One quick Google search of “Nahunta, GA and KKK,” and I was reminded why more people don’t make these moves. These kinds of moves are not for everyone. These are moves for white (and white passing) folx who are mildly annoyed by racism but who are willing to stomach it to live out their American dream.
This Nahunta revelation really has me thinking about some of what I am hearing related to the upcoming 2020 presidential election. Many--too many--of my fellow white-identifying (and, sadly, some of my middle class black and brown neighbors) have come to see their privileges as truths across all people. And, that is a mistake. Every day, I watch as more and more people have their personal liberties stripped away. Things we know to be rights for all American are perched on a slippery precipice because the of inability to see the differences in our experiences.
Let me tell you, friends. Your freedom ain't like mine. My freedom and that of many people who look like me comes with a caveat.
My freedom requires people who do not look like me to want a future that is drastically different from our past. This capacity to embrace change for the collective good is what is central to this election. Change is messy and sometimes uncomfortable. And, what we are being asked is to give up a little bit of our comfort to make space for new voices and new opportunities. We are being asked to sacrifice a bit of our privilege to do what is right and protect our neighbors from what is wrong.
Too many people argue that, while they do not like the stories coming out of our nationwide concentration camps--those about migrant women who are being forcibly sterilized and about migrant children who are ripped from their parents and never returned--they are willing to overlook it because of personal concerns around unemployment and changing neighborhood and national demographics, and, as a result, they can justify arguments that strip away the basic human rights of human beings. Many have expressed sadness over the shootings of unarmed men and women, who are by no mistake overwhelmingly black and die at the hands of police and racist vigilantes, but these same saddened people are hesitant to call for change because protesters have been loud and messy and made it uncomfortable to dine outside the way they used to be able to do. Maybe we should just leave things as they were, they say. There are lots of these negotiations — negotiations between one’s sense of right vs. one’s personal sense of comfort. And, at the core of that negotiation is white privilege.
What is the limit? How much bigotry and hatred can we overlook? How many violations of human rights can we forgive if we get to be as comfortable as possible?
As I sit here in the wake of the passing of Supreme Court Justice Ruth Bader Ginsburg, what I feel overwhelmingly is that people are afraid. I am afraid. We are all afraid of change in some way--afraid that things will change too much or that things won't change enough. And, that fear is what keeps me from being able to be fully free in this nation that touts freedom as its core guiding principle.

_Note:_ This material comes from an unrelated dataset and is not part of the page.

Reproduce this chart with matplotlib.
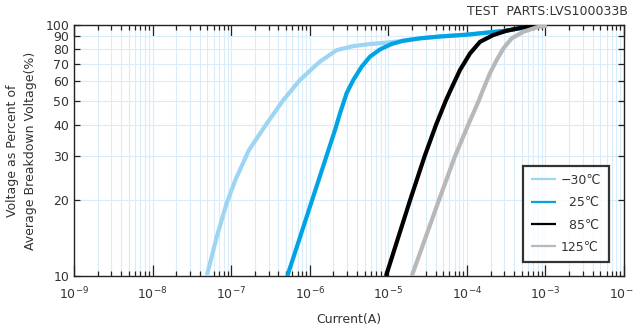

So, as I close all of these real estate tabs on my phone and press pause again on the idea of forming my personal utopian village, my commune, I want to share one thing. As much as I like to imagine a dream of a private community of my closest friends, I will settle for one that simple solidifies my rights as central and primary to my existence. I’d give up the beach, the city, and even the airport, just to know my children and niblings could grow up in a community where their right to life was non-negotiable.